## DESCRIPTION OF THE TASK
Open with the line that has "Emit a Python"; close with the line that has "from matplotlib.transforms import". Retype those lines exactly, images excluded.

## ROWS
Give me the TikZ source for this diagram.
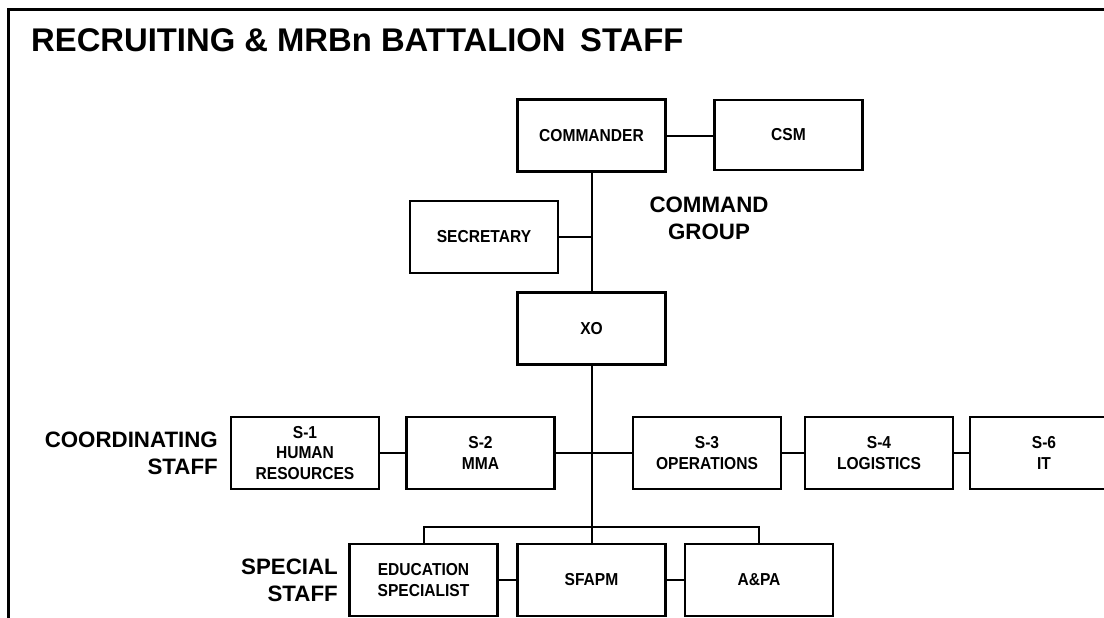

---

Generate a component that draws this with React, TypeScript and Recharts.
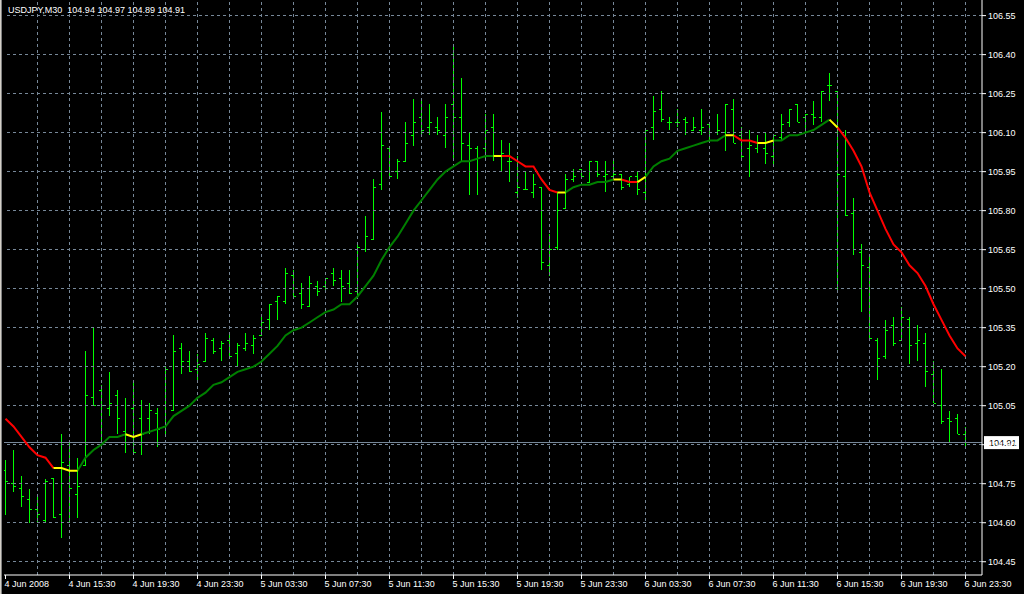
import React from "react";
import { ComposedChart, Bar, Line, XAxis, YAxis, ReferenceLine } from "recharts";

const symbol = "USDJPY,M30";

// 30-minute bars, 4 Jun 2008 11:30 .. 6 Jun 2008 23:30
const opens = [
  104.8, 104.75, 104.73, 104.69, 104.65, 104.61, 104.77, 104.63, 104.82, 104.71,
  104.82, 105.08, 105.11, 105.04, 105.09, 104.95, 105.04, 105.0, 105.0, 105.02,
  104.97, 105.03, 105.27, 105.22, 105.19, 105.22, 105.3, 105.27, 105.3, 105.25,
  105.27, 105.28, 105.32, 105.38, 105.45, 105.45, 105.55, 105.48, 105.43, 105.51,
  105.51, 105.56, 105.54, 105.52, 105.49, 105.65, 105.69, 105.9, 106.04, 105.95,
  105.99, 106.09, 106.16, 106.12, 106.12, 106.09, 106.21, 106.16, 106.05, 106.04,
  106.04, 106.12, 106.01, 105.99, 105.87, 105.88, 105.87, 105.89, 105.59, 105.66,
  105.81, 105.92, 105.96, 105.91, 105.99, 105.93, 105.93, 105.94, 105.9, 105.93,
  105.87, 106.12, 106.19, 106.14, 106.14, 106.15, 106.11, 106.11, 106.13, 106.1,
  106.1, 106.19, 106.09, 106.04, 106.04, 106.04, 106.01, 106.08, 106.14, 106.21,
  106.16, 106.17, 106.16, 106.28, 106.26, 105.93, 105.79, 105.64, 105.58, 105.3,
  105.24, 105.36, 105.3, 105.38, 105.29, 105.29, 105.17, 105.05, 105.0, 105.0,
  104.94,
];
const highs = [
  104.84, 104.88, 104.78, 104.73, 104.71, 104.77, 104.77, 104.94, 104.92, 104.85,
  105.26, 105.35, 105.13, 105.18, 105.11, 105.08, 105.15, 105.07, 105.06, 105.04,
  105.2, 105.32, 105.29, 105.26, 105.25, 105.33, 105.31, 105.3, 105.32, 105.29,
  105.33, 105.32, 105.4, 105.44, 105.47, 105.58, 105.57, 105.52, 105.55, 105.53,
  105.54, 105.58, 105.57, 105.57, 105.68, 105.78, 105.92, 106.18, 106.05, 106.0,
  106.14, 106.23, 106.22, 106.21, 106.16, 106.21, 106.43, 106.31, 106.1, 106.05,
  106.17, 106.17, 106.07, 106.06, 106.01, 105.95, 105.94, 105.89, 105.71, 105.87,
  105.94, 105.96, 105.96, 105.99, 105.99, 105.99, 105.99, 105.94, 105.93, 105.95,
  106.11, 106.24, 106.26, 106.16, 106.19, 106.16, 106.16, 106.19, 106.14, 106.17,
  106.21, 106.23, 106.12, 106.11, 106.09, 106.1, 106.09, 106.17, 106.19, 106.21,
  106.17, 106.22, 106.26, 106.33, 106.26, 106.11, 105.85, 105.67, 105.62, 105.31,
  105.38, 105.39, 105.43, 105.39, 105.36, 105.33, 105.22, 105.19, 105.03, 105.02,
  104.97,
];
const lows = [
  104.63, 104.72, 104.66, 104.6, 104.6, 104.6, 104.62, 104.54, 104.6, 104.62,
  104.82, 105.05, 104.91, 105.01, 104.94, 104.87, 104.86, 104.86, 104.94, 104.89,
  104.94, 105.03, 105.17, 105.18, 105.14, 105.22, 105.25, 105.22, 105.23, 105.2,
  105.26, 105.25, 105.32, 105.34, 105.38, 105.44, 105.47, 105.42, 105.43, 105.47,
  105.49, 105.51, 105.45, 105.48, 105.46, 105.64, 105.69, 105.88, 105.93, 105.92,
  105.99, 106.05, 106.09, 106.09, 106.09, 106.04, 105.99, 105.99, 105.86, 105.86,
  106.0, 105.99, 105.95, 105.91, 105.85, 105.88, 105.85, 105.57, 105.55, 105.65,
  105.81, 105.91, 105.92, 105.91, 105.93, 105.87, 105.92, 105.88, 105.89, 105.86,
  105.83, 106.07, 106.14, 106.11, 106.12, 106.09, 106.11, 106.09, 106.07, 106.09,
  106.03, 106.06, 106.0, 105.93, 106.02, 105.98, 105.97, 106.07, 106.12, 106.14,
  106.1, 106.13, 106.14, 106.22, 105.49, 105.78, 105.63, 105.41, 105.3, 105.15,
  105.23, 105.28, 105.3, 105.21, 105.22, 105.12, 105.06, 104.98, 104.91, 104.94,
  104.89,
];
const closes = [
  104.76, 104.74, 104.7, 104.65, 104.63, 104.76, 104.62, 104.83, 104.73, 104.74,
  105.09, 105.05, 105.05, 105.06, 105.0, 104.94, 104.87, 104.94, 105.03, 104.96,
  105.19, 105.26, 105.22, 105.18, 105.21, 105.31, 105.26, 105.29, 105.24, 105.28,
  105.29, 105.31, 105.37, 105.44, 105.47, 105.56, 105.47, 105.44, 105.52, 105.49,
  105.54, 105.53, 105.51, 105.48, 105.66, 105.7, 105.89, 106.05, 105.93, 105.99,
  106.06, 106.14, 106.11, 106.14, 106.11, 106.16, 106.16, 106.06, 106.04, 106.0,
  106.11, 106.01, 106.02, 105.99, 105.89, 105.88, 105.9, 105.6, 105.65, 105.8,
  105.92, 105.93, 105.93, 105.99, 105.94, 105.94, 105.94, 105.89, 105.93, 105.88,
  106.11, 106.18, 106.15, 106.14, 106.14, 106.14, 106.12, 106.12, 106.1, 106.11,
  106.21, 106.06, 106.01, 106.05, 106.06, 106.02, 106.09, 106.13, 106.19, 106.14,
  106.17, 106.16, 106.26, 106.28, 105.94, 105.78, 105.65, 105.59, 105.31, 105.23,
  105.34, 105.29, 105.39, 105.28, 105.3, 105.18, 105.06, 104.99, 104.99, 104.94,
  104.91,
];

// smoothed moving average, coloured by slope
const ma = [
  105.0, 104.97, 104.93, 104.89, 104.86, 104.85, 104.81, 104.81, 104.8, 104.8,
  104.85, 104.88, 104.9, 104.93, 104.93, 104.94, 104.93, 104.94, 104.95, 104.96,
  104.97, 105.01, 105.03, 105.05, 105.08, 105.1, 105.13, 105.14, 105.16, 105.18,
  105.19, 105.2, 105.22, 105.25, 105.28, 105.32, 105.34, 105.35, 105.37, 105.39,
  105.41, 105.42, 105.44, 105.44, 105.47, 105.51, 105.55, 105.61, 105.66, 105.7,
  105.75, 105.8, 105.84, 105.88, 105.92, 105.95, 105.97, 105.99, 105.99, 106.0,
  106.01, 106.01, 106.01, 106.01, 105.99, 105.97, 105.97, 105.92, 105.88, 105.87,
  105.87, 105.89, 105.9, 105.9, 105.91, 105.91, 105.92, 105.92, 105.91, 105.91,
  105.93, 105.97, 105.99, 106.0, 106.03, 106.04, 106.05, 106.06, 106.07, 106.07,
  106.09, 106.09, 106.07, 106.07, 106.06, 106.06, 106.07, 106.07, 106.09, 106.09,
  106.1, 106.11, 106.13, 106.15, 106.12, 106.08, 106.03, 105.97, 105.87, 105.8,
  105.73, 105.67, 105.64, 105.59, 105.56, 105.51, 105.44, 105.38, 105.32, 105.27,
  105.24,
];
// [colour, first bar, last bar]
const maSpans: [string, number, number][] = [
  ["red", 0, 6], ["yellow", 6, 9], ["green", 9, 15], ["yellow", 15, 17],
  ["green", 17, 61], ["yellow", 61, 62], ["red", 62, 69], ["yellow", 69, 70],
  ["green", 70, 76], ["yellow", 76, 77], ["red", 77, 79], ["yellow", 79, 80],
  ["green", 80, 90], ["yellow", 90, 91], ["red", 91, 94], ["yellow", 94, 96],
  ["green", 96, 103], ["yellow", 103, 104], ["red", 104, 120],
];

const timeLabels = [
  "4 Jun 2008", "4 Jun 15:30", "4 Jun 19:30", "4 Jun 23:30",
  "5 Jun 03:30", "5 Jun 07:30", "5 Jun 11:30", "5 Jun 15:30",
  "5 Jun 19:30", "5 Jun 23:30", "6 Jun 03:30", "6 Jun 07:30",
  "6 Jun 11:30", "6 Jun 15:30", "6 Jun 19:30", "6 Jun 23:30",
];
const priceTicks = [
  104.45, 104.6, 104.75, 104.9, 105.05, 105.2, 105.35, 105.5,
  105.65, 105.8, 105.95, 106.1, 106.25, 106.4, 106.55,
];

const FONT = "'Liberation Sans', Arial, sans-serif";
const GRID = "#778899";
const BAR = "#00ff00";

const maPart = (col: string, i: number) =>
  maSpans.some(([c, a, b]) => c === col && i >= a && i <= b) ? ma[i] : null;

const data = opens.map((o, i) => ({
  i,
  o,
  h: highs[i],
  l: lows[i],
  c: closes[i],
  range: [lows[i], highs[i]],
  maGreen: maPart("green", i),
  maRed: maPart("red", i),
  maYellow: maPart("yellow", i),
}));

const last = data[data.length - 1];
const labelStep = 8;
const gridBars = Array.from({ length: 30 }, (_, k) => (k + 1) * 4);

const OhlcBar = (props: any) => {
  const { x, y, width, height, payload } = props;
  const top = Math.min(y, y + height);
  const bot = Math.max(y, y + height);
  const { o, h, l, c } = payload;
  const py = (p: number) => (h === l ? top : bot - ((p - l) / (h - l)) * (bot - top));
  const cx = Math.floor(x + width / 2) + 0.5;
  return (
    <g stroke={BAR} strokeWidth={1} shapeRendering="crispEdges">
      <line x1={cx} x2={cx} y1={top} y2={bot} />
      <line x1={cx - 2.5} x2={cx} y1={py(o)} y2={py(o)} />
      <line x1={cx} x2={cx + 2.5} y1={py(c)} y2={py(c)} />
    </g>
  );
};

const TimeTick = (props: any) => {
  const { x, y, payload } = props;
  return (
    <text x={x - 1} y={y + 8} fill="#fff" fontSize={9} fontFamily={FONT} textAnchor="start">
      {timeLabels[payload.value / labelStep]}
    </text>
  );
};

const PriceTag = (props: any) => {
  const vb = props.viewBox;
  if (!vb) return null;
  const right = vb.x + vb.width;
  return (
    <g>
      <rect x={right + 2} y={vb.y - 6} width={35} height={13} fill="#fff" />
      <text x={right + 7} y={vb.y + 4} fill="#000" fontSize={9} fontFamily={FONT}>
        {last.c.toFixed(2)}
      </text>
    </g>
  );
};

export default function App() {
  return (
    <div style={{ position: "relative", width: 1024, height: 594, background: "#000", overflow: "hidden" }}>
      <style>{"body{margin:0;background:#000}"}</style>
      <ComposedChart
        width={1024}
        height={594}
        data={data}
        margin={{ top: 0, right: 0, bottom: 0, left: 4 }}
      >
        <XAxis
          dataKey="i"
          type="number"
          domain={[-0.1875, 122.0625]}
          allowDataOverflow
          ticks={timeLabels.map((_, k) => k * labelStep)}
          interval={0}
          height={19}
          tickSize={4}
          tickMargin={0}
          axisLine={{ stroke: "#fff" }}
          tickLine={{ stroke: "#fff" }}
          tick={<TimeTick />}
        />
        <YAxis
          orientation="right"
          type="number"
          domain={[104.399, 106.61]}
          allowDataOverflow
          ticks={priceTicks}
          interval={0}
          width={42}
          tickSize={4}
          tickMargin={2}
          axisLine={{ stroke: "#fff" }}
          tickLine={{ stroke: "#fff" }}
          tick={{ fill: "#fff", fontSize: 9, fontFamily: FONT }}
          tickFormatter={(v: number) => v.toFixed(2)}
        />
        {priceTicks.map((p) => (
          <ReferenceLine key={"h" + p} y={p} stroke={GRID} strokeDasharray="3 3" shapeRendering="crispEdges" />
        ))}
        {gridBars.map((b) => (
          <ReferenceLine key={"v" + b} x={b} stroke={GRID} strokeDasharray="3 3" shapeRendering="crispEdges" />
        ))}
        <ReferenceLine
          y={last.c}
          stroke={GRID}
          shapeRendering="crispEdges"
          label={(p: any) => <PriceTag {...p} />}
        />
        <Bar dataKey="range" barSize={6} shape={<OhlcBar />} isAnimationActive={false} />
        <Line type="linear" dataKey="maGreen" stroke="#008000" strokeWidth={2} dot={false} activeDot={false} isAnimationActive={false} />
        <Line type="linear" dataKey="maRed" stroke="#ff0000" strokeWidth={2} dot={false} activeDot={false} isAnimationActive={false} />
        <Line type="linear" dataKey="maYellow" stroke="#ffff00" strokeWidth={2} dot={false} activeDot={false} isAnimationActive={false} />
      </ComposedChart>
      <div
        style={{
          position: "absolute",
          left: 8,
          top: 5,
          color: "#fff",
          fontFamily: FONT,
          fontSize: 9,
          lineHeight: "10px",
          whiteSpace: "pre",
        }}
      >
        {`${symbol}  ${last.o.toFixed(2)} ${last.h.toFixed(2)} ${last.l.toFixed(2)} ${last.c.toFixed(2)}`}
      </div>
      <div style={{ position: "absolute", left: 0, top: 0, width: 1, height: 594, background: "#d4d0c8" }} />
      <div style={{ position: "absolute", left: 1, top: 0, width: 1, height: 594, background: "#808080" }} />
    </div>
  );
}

* * *

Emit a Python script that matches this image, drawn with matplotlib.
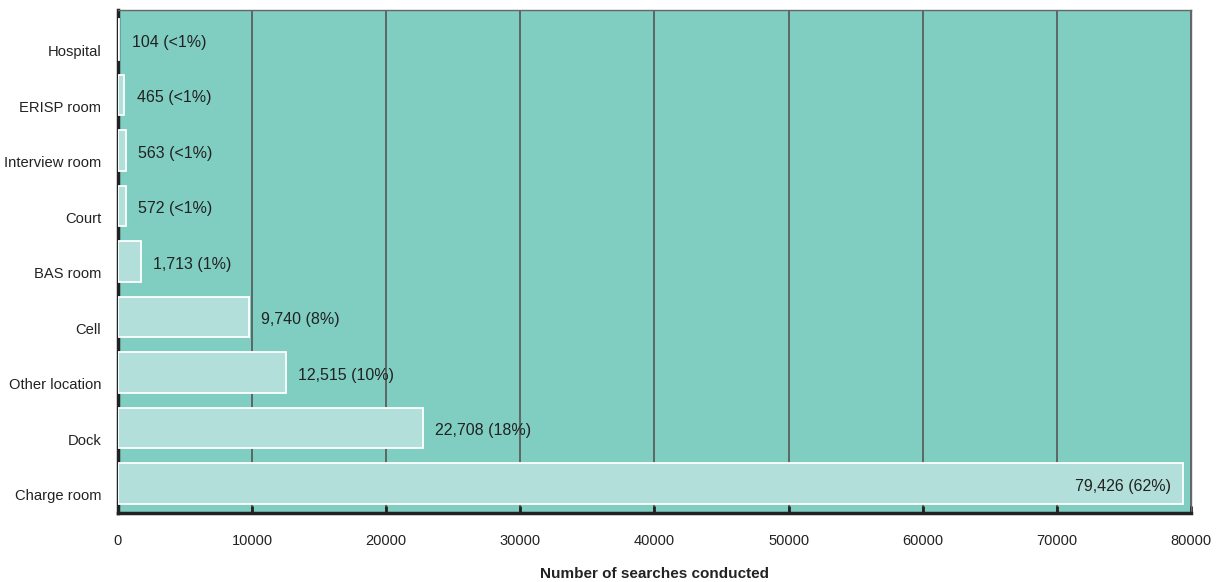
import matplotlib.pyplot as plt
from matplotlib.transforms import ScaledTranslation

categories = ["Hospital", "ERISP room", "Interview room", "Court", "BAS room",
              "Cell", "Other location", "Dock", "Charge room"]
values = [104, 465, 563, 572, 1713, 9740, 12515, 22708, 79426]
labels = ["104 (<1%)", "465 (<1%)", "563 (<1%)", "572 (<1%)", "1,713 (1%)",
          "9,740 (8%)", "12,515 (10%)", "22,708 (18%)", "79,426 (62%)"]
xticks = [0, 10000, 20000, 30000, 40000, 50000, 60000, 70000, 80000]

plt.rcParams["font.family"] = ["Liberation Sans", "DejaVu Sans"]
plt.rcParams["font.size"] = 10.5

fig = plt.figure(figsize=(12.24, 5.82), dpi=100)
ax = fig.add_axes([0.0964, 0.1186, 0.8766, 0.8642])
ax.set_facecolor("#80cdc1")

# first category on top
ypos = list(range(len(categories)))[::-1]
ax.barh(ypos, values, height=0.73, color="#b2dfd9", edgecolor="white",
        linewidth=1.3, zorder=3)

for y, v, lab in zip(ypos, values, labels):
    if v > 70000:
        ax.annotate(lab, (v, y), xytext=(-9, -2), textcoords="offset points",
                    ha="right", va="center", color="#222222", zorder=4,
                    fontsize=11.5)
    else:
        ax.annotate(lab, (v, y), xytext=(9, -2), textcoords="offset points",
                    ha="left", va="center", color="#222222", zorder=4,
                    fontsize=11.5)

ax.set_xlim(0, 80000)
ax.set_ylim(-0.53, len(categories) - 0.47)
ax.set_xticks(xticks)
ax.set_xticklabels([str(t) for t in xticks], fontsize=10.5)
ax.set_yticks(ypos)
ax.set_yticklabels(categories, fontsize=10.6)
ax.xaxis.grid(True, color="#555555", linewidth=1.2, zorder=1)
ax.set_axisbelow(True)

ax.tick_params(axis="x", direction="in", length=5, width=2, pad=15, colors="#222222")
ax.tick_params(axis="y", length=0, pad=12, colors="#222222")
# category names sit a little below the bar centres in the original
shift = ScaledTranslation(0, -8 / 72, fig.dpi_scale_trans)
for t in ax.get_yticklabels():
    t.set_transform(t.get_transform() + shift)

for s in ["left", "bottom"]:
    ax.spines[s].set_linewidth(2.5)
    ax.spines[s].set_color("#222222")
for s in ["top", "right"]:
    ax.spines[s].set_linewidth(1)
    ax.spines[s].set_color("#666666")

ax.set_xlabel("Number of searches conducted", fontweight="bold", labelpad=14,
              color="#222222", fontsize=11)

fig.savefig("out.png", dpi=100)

## OUTPUT
Emit a Python script that matches this image, drawn with matplotlib.
import matplotlib.pyplot as plt
from matplotlib.transforms import ScaledTranslation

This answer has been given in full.